**Work to be completed:**
Write the data below out exactly as it stands. Do not include the pictures.

----------------------------------------

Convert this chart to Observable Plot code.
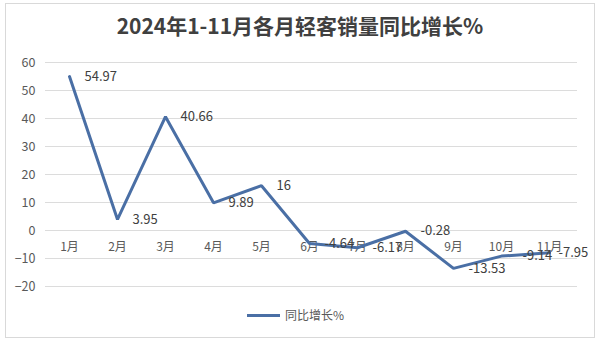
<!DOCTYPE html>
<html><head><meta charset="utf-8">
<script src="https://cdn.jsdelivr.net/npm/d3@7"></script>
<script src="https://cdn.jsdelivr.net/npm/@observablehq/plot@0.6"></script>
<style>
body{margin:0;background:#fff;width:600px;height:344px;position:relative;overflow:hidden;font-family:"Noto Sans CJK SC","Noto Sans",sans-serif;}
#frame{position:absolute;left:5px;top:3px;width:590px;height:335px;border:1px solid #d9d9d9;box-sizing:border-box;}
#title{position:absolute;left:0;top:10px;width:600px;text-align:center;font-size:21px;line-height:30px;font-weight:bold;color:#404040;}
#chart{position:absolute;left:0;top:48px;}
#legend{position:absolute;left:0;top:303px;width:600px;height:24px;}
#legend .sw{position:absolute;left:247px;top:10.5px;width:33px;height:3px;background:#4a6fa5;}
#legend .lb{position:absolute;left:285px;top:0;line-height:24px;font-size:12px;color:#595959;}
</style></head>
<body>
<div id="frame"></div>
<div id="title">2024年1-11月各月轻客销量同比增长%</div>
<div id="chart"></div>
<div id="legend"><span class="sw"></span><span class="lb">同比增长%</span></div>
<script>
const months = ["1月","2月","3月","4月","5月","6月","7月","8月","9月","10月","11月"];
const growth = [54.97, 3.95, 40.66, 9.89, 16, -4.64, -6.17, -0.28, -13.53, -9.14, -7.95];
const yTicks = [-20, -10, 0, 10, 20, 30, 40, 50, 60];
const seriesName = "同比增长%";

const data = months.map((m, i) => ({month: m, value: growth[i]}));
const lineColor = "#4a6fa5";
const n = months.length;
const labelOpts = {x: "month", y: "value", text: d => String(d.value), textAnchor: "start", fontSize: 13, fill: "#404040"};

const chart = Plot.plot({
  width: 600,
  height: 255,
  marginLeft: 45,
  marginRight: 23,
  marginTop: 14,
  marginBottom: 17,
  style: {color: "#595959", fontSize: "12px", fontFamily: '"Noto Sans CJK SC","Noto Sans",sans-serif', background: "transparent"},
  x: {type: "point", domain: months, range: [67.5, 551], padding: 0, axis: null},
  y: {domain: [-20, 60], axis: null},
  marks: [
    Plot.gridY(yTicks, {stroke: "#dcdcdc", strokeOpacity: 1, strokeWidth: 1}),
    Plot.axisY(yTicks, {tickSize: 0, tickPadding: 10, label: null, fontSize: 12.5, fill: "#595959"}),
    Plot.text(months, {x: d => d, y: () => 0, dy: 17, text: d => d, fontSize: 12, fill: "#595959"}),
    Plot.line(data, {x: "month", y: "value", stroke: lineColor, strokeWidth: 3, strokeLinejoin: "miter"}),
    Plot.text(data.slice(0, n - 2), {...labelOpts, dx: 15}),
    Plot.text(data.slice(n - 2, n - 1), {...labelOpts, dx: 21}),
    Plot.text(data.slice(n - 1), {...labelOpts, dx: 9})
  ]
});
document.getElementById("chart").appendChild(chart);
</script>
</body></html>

----------------------------------------

**Right answer:**
Convert this chart to Observable Plot code.
<!DOCTYPE html>
<html><head><meta charset="utf-8">
<script src="https://cdn.jsdelivr.net/npm/d3@7"></script>
<script src="https://cdn.jsdelivr.net/npm/@observablehq/plot@0.6"></script>
<style>
body{margin:0;background:#fff;width:600px;height:344px;position:relative;overflow:hidden;font-family:"Noto Sans CJK SC","Noto Sans",sans-serif;}
#frame{position:absolute;left:5px;top:3px;width:590px;height:335px;border:1px solid #d9d9d9;box-sizing:border-box;}
#title{position:absolute;left:0;top:10px;width:600px;text-align:center;font-size:21px;line-height:30px;font-weight:bold;color:#404040;}
#chart{position:absolute;left:0;top:48px;}
#legend{position:absolute;left:0;top:303px;width:600px;height:24px;}
#legend .sw{position:absolute;left:247px;top:10.5px;width:33px;height:3px;background:#4a6fa5;}
#legend .lb{position:absolute;left:285px;top:0;line-height:24px;font-size:12px;color:#595959;}
</style></head>
<body>
<div id="frame"></div>
<div id="title">2024年1-11月各月轻客销量同比增长%</div>
<div id="chart"></div>
<div id="legend"><span class="sw"></span><span class="lb">同比增长%</span></div>
<script>
const months = ["1月","2月","3月","4月","5月","6月","7月","8月","9月","10月","11月"];
const growth = [54.97, 3.95, 40.66, 9.89, 16, -4.64, -6.17, -0.28, -13.53, -9.14, -7.95];
const yTicks = [-20, -10, 0, 10, 20, 30, 40, 50, 60];
const seriesName = "同比增长%";

const data = months.map((m, i) => ({month: m, value: growth[i]}));
const lineColor = "#4a6fa5";
const n = months.length;
const labelOpts = {x: "month", y: "value", text: d => String(d.value), textAnchor: "start", fontSize: 13, fill: "#404040"};

const chart = Plot.plot({
  width: 600,
  height: 255,
  marginLeft: 45,
  marginRight: 23,
  marginTop: 14,
  marginBottom: 17,
  style: {color: "#595959", fontSize: "12px", fontFamily: '"Noto Sans CJK SC","Noto Sans",sans-serif', background: "transparent"},
  x: {type: "point", domain: months, range: [67.5, 551], padding: 0, axis: null},
  y: {domain: [-20, 60], axis: null},
  marks: [
    Plot.gridY(yTicks, {stroke: "#dcdcdc", strokeOpacity: 1, strokeWidth: 1}),
    Plot.axisY(yTicks, {tickSize: 0, tickPadding: 10, label: null, fontSize: 12.5, fill: "#595959"}),
    Plot.text(months, {x: d => d, y: () => 0, dy: 17, text: d => d, fontSize: 12, fill: "#595959"}),
    Plot.line(data, {x: "month", y: "value", stroke: lineColor, strokeWidth: 3, strokeLinejoin: "miter"}),
    Plot.text(data.slice(0, n - 2), {...labelOpts, dx: 15}),
    Plot.text(data.slice(n - 2, n - 1), {...labelOpts, dx: 21}),
    Plot.text(data.slice(n - 1), {...labelOpts, dx: 9})
  ]
});
document.getElementById("chart").appendChild(chart);
</script>
</body></html>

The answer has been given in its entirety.